We're in the third session now, and this is clearly the most extensive game of GURPS I have run in ages, certainly the first extensive 4e game. Some of the character of GURPS has begun to stand out to me.
GURPS Is Very Powerful: The first thing that stands out to me is the sheer power of the engine. When Walter complained about the lack of Vehicle support, I delved into the book and found the vehicle support. The same was true of our pop-up question. If we want to know something, the rules are there, just waiting to be found. GURPS effectively covers every situation I know of. It does miss out on some more obscure situations (designing guns for Quetzali is a little difficult), but it provides more support in those situations than most games do.
GURPS Is Reality Based: This is an obvious one to anyone who has played for awhile, but many games handwave rules and slip into a narrative mode. If a WotG character wants to carve his initials on someone, well sure, why not? In GURPS, though, the GM will ask "Did you take a skill for that?" Likewise, you cannot expect your character to just wade into battle and walk out alive. You have to think carefully. Most of the complaints I've seen in the game so far have erupted from arguments over how something would really work vs how it should work in a narrative game (I've been on both sides: Walter's complaint about the lack of vehicle support was reality based, Byler's complaint about being unable to just fling around a guy with a Judo roll before he got shot in the temple was narrative based). You don't have to stick to this model, but it's certainly GURPS's default mode, and if you don't explicity change things, this theme tends to leak back in.
GURPS Rewards Deep Investment: One thing I've noticed: most of my players don't know much about their technology. Roomie has probably researched the most about his character and actually knows at least one ammunition type by name (and uses nothing else), and knows what his drugs do.
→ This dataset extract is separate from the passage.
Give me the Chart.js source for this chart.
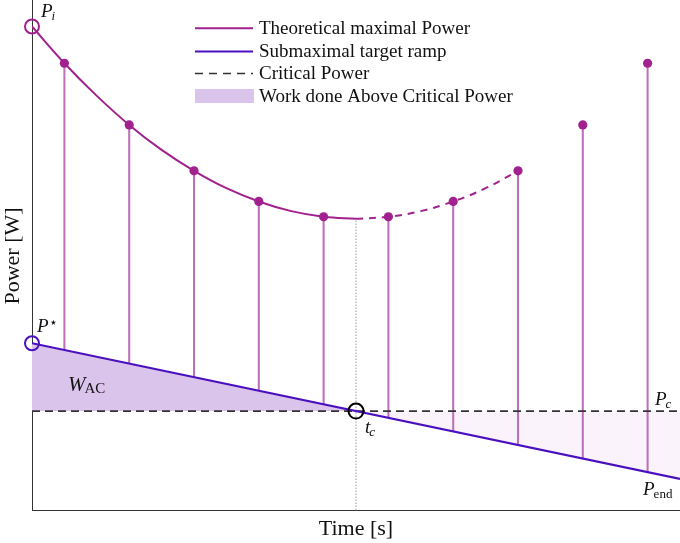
<!DOCTYPE html>
<html><head><meta charset="utf-8">
<script src="https://cdn.jsdelivr.net/npm/chart.js@4.4.1/dist/chart.umd.min.js"></script>
<style>html,body{margin:0;padding:0;background:#fff}#wrap{width:680px;height:543px;position:relative}</style>
</head><body><div id="wrap"><canvas id="c"></canvas></div>
<script>
// ---- data ----
const curveX = [0, 1, 2, 3, 4, 5, 6, 7, 8, 9, 10];
const curveY = [94.8, 87.6, 81.2, 75.5, 70.6, 66.5, 63.1, 60.5, 58.6, 57.5, 57.1];
const dashX = [10, 11, 12, 13, 14, 15];
const dashY = [57.1, 57.5, 58.6, 60.5, 63.1, 66.5];
const dotX = [1, 3, 5, 7, 9, 11, 13, 15, 17, 19];
const dotY = [87.6, 75.5, 66.5, 60.5, 57.5, 57.5, 60.5, 66.5, 75.5, 87.6];
const stemBase = [31.4, 28.7, 26.0, 23.4, 20.7, 18.1, 15.4, 12.8, 10.1, 7.4];
const rampX = [0, 20];
const rampY = [32.7, 6.1];
const cpX = [0, 20];
const cpY = [19.4, 19.4];
const tc = { x: 10, y: 19.4, top: 57.1 };
const pi = { x: 0, y: 94.8 };
const pStar = { x: 0, y: 32.7 };
const legendLabels = ['Theoretical maximal Power', 'Submaximal target ramp', 'Critical Power', 'Work done Above Critical Power'];
const axisTitles = { x: 'Time [s]', y: 'Power [W]' };

// ---- styles ----
const C_THEO = '#a1218e', C_STEM = '#bd70ba', C_RAMP = '#4a10bf', C_CP = '#333333';
const C_FILL_A = '#dbc4ec', C_FILL_B = '#faf3fc';
const SERIF = '"Liberation Serif", "DejaVu Serif", serif';

const pts = (xs, ys) => xs.map((x, i) => ({ x, y: ys[i] }));

const datasets = [
  { label: 'cp', data: pts(cpX, cpY), borderColor: C_CP, borderWidth: 1.7, borderDash: [8, 5], pointRadius: 0, fill: false, order: 8 },
  { label: 'ramp', data: pts(rampX, rampY), borderColor: C_RAMP, borderWidth: 2.2, pointRadius: 0,
    fill: { target: 0, above: C_FILL_A, below: C_FILL_B }, order: 7 },
  { label: 'theo', data: pts(curveX, curveY), borderColor: C_THEO, borderWidth: 2, pointRadius: 0,
    tension: 0.4, fill: false, order: 6 },
  { label: 'theoDash', data: pts(dashX, dashY), borderColor: C_THEO, borderWidth: 2, borderDash: [7, 6], pointRadius: 0,
    tension: 0.4, fill: false, order: 5 },
  { type: 'bar', label: 'stems', data: dotX.map((x, i) => ({ x, y: [stemBase[i], dotY[i]] })),
    backgroundColor: C_STEM, borderWidth: 0, barThickness: 1.4, order: 9 },
  { label: 'dots', data: pts(dotX, dotY), showLine: false, pointRadius: 4.6, pointBackgroundColor: C_THEO,
    pointBorderWidth: 0, fill: false, order: 4 },
  { label: 'tcLine', data: [{ x: tc.x, y: 0 }, { x: tc.x, y: tc.top }], borderColor: '#999999', borderWidth: 1,
    borderDash: [1.5, 1.5], pointRadius: 0, fill: false, order: 10 },
  { label: 'pi', data: [pi], showLine: false, pointRadius: 7, pointBorderWidth: 2, pointBorderColor: C_THEO,
    pointBackgroundColor: 'rgba(0,0,0,0)', clip: false, order: 3 },
  { label: 'pstar', data: [pStar], showLine: false, pointRadius: 7, pointBorderWidth: 2, pointBorderColor: C_RAMP,
    pointBackgroundColor: 'rgba(0,0,0,0)', clip: false, order: 2 },
  { label: 'tc', data: [{ x: tc.x, y: tc.y }], showLine: false, pointRadius: 7.5, pointBorderWidth: 2, pointBorderColor: '#000',
    pointBackgroundColor: 'rgba(0,0,0,0)', clip: false, order: 1 }
];

function drawMath(ctx, x, y, main, sub, subItalic, sup) {
  ctx.save();
  ctx.fillStyle = '#111';
  ctx.textBaseline = 'alphabetic';
  ctx.textAlign = 'left';
  ctx.font = 'italic 19px ' + SERIF;
  ctx.fillText(main, x, y);
  const w = ctx.measureText(main).width;
  if (sub) {
    ctx.font = (subItalic ? 'italic ' : '') + '13px ' + SERIF;
    ctx.fillText(sub, x + w - 1, y + 3);
  }
  if (sup) {
    ctx.font = '14px "DejaVu Sans", sans-serif';
    ctx.fillText(sup, x + w + 0.5, y - 5);
  }
  ctx.restore();
}

const textPlugin = {
  id: 'texts',
  afterDatasetsDraw(chart) {
    const ctx = chart.ctx;
    const xs = chart.scales.x, ys = chart.scales.y;
    const px = v => xs.getPixelForValue(v), py = v => ys.getPixelForValue(v);
    // annotations
    drawMath(ctx, px(pi.x) + 9, py(pi.y) - 10, 'P', 'i', true);
    drawMath(ctx, px(pStar.x) + 5, py(pStar.y) - 11, 'P', null, false, '⋆');
    ctx.save();
    ctx.fillStyle = '#111';
    ctx.font = 'italic 21px ' + SERIF;
    ctx.fillText('W', 68, 391);
    const ww = ctx.measureText('W').width;
    ctx.font = '15px ' + SERIF;
    ctx.fillText('AC', 68 + ww - 1, 393);
    ctx.restore();
    drawMath(ctx, px(tc.x) + 9, py(tc.y) + 22, 't', 'c', true);
    drawMath(ctx, 655, py(cpY[1]) - 6, 'P', 'c', true);
    drawMath(ctx, 643, 495, 'P', 'end', false);
    // legend
    ctx.save();
    const lx0 = 195, lx1 = 253, tx = 259, rows = [28.3, 51.5, 73.5, 96];
    ctx.lineWidth = 2;
    ctx.strokeStyle = C_THEO; ctx.beginPath(); ctx.moveTo(lx0, rows[0]); ctx.lineTo(lx1, rows[0]); ctx.stroke();
    ctx.strokeStyle = C_RAMP; ctx.beginPath(); ctx.moveTo(lx0, rows[1]); ctx.lineTo(lx1, rows[1]); ctx.stroke();
    ctx.strokeStyle = C_CP; ctx.lineWidth = 1.7; ctx.setLineDash([8, 6]);
    ctx.beginPath(); ctx.moveTo(lx0, rows[2]); ctx.lineTo(lx1, rows[2]); ctx.stroke();
    ctx.setLineDash([]);
    ctx.fillStyle = C_FILL_A; ctx.fillRect(lx0, rows[3] - 7, lx1 - lx0 + 1, 14);
    ctx.fillStyle = '#111'; ctx.font = '19px ' + SERIF; ctx.textBaseline = 'middle';
    legendLabels.forEach((t, i) => ctx.fillText(t, tx, rows[i] + 1));
    // axis titles
    ctx.font = '22px ' + SERIF; ctx.textAlign = 'center';
    ctx.fillText(axisTitles.x, (xs.left + xs.right) / 2, 529);
    ctx.translate(13, 256); ctx.rotate(-Math.PI / 2);
    ctx.fillText(axisTitles.y, 0, 0);
    ctx.restore();
  }
};

new Chart(document.getElementById('c'), {
  type: 'line',
  data: { datasets },
  options: {
    responsive: true, maintainAspectRatio: false, animation: false,
    layout: { autoPadding: false, padding: { left: 32, right: 0, top: 0, bottom: 33 } },
    plugins: { legend: { display: false }, tooltip: { enabled: false }, filler: { drawTime: 'beforeDatasetsDraw' } },
    scales: {
      x: { type: 'linear', min: 0, max: 20, offset: false, ticks: { display: false },
           grid: { display: false, drawTicks: false }, border: { display: true, color: '#333', width: 1 } },
      y: { type: 'linear', min: 0, max: 100, ticks: { display: false },
           grid: { display: false, drawTicks: false }, border: { display: true, color: '#333', width: 1 } }
    }
  },
  plugins: [textPlugin]
});
</script></body></html>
Nobody has really investigated or invested in the possibilities of the Radar system ("You mean the imaging radar can resolve people at a one-mile range?"), or the Computer system ("Can I get software to boost my Electronic Ops (Sensors) skill?"). You need to know what your character can do, all of his little powers and perks, like the back of your hand. This, incidentally, is what gives rise to accusations of GURPS twinkery: the average player just plays, while the twink investigates everything in the books, and thus comes up with ideas that nobody else would have come up with. It's also why having one well-behaved twink is a good thing, because they teach the rest of the players how to use the system. I'll have to remember that.
Corrallary of the Above: GURPS really is Complicated: Given that you need to spend lots of time figuring out how everything works, the reality of the situation keeps slipping in, and GURPS has so many little rules at your disposal that it can easily overwhelm someone. Compared to, say, the WoD, I'm still learning new things about GURPS, still working hard to gain full mastery of the system. WotG, I think, is comparable in complexity.
Fortunately, GURPS is Resilient: Obviously, I don't know the system, but even not knowing it, even making mistakes every session, the game is still very fun. Most of the games that I dislike, that I point to as problematic, easily break down if everything doesn't go exactly to plan. GURPS is designed without an explicit plan, so tends to cover a variety of situations well. You can't just walk into it and have it work like, say, WotG, but a relatively small amount of knowledge and a little GM fore-planning will ensure you can miss most of the book and still run a good game.
GURPS takes alot of Paperwork: Fatigue, Hitpoints, character points, lots of skills, facing, retreating by one step, when you can and cannot use Luck, and so on. It's no worse than WotG (which does most of its record keeping with Dice and Beads, but still), but I'm glad we're playing GURPS on the computer.
GURPS Rewards Patience: This is true both from a meta-gaming and in-game stand-point. One thing I note is how seldom players bother to aim, lock on and build up their modifiers. If they were, they would gain a huge benefit (the NPCs do this, and that's when they get scary). Likewise, I put Shawn on hold for his character so I would have time to design his loadouts and his template. Once those are designed, they are useful for anyone and everyone. Taking a little extra time before a game to get things set up really rewards the rest of the game with smooth, thoughtful play.
I Like GURPS: I've liked it for a long time, but much of that was based on the quality of supplements, rather than actual gameplay. Someone once asked us to compare RPG systems to women, and I likened both WotG and GURPS to girls I really liked alot but never had the time to date. I'm kinda glad I've taken the time to really get to know both, that I'm playing both, and that neither has failed me.